Cannes, 18 maggio 2012 - Accade sempre, nella carriera di un grande attore, di affrontare un personaggio con un handicap. Dustin Hoffman e l’autismo in 'Rain Man', Robert De Niro parkinsoniano in 'Risvegli'. Daniel Day-Lewis che si trascina, paraplegico, ne 'Il mio piede sinistro'. E’ il momento in cui un attore è chiamato a dare tutto. A misurarsi con la grandezza, la ferocia inappellabile del dolore.
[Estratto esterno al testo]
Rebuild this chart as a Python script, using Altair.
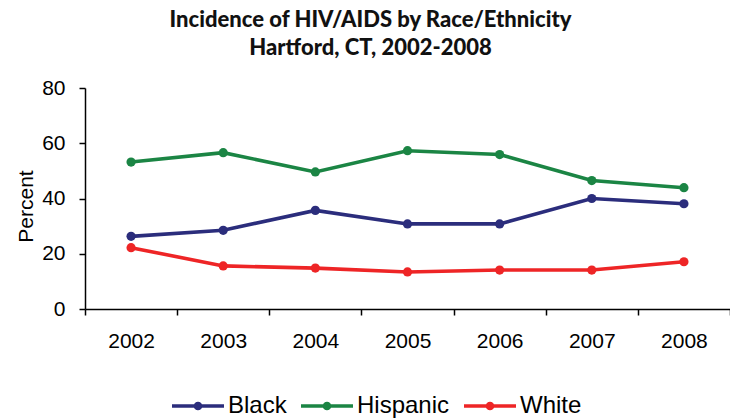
import altair as alt
import pandas as pd

years = ["2002", "2003", "2004", "2005", "2006", "2007", "2008"]
black = [26.3, 28.5, 35.7, 30.8, 30.8, 40.0, 38.1]
hispanic = [53.2, 56.6, 49.6, 57.3, 55.9, 46.5, 43.9]
white = [22.2, 15.6, 14.8, 13.4, 14.1, 14.1, 17.1]

groups = ["Black", "Hispanic", "White"]
colors = ["#2B2D7C", "#1B8544", "#EE2526"]

rows = []
for name, values in zip(groups, [black, hispanic, white]):
    for yr, v in zip(years, values):
        rows.append({"Year": yr, "Group": name, "Percent": v})
df = pd.DataFrame(rows)

# legend key: a short line with a small dot in the middle
key_path = "M-1,0L1,0M0.1,0A0.1,0.1,0,1,1,-0.1,0A0.1,0.1,0,1,1,0.1,0Z"

x_enc = alt.X(
    "Year:O",
    sort=years,
    bandPosition=0.5,
    scale=alt.Scale(type="band", paddingInner=0, paddingOuter=0),
    axis=alt.Axis(
        title=None, labelAngle=0, tickBand="extent", tickSize=6,
        labelPadding=15, labelFontSize=21,
    ),
)
y_enc = alt.Y(
    "Percent:Q",
    scale=alt.Scale(domain=[0, 80], nice=False),
    axis=alt.Axis(
        values=[0, 20, 40, 60, 80], tickSize=6, labelPadding=14,
        labelFontSize=21, title="Percent", titleFontSize=21,
        titleFontWeight="normal", titlePadding=5, titleY=118, grid=False,
    ),
)
color_enc = alt.Color(
    "Group:N",
    sort=groups,
    scale=alt.Scale(domain=groups, range=colors),
    legend=alt.Legend(
        title=None, orient="none", direction="horizontal",
        legendX=85, legendY=290,
        symbolType=key_path, symbolSize=2704, symbolStrokeWidth=3.5,
        labelFontSize=24, labelOffset=2, columnPadding=7,
    ),
)

lines = alt.Chart(df).mark_line(strokeWidth=3.6).encode(
    x=x_enc, y=y_enc, color=color_enc
)
points = alt.Chart(df).mark_point(filled=True, size=85, opacity=1).encode(
    x=x_enc, y=y_enc, color=color_enc
)

chart = (
    alt.layer(lines, points)
    .properties(
        width=645,
        height=221,
        autosize=alt.AutoSizeParams(type="none"),
        padding={"left": 85, "top": 88, "right": 0, "bottom": 110},
        title=alt.TitleParams(
            text=["Incidence of HIV/AIDS by Race/Ethnicity", "Hartford, CT, 2002-2008"],
            font="Lato", fontSize=22, fontWeight=900, color="#111111",
            anchor="middle", dx=-37, offset=17, lineHeight=28,
        ),
    )
    .configure_view(stroke=None)
    .configure_axis(
        labelFont="Liberation Sans", titleFont="Liberation Sans",
        labelColor="#000000", titleColor="#000000",
        domainColor="#000000", tickColor="#000000", domainWidth=1.5, tickWidth=1.5,
    )
    .configure_legend(labelFont="Liberation Sans", labelColor="#000000")
)

chart.save("out.html", embed_options={"renderer": "svg", "actions": False})
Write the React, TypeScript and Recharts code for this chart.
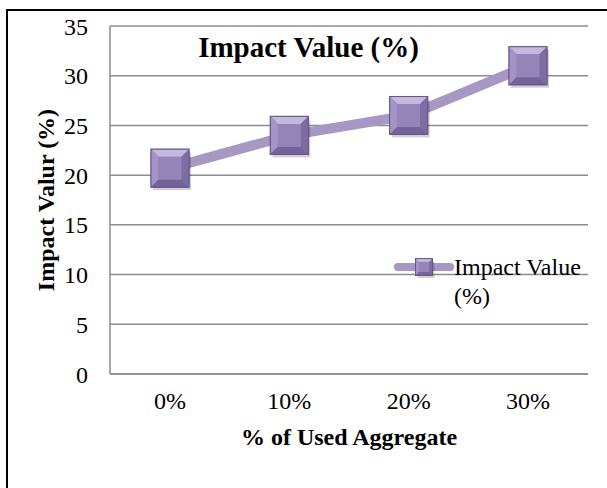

Questo momento è venuto, adesso, per Marion Cotillard. Era il volto minuto, sensibile, straziato dalla vita e dalla musica della Edith Piaf de 'La vie en rose', e - recentemente - il volto femminile del sogno parigino di Woody Allen, in 'Midnight in Paris'. Una pioggia di premi vinti: un rarissimo Oscar come miglior attrice, per una che non viene da Hollywood. In breve, oggi Marion è l’attrice più carismatica del cinema francese. In 'De rouille et d’os', da tradurre con 'Ruggine ed ossa', presentato in concorso a Cannes, il talento impietoso del regista Jacques Audiard le dà il ruolo di Stéphanie, e le toglie le gambe. Per lei, addestratrice di orche in un parco acquatico, lo spettacolo si trasforma in tragedia. «Come ho fatto a fare apparire Marion senza gambe? Semplice, le ho tagliate!», scherza il regista Jacques Audiard, trionfatore a Cannes tre anni fa con 'Il profeta'. «No, è stato molto più semplice: le abbiamo messo delle calze verdi e poi le abbiamo fatte sparire al montaggio. Oggi tecnicamente è tutto più semplice».

La difficoltà vera era per lei, Marion. Come ci si muove, come si recita un handicap simile? Com’è arrivata a quel quel grado quasi intollerabile di debolezza e di forza? «E’ questione di immaginazione», dice Marion. Sguardo sereno, compostezza quasi sublime. «Immaginavo di avere delle protesi in metallo al posto delle gambe. Ma in realtà, non c’è niente di eccezionale in Stéphanie. Tutti abbiamo, in modi diversi, delle prove da superare». Sono occorsi anche degli allenamenti fisici. «Ho imparato a nuotare soltanto con le braccia, dimenticando il resto del corpo». Ma c’è sempre, nella nostra vita come nel cinema, quel sottile e straordinario meccanismo che è la compensazione. Ogni dolore ti dà qualcosa in cambio. «Dopo l’incidente, Stéphanie scopre cose meravigliose, nell’anima».

E scopre, nel film, Matthias Schoenaerts, robusto, imponente. «Ci siamo incontrati con Marion prima delle riprese - racconta Matthias -. Quando l’ho vista di nuovo sul set, pallida, sulla sedia a rotelle, mi è preso un colpo. Pensavo che stesse male davvero. Invece era già dentro l’universo di Stéphanie, tutta chiusa nel suo dolore».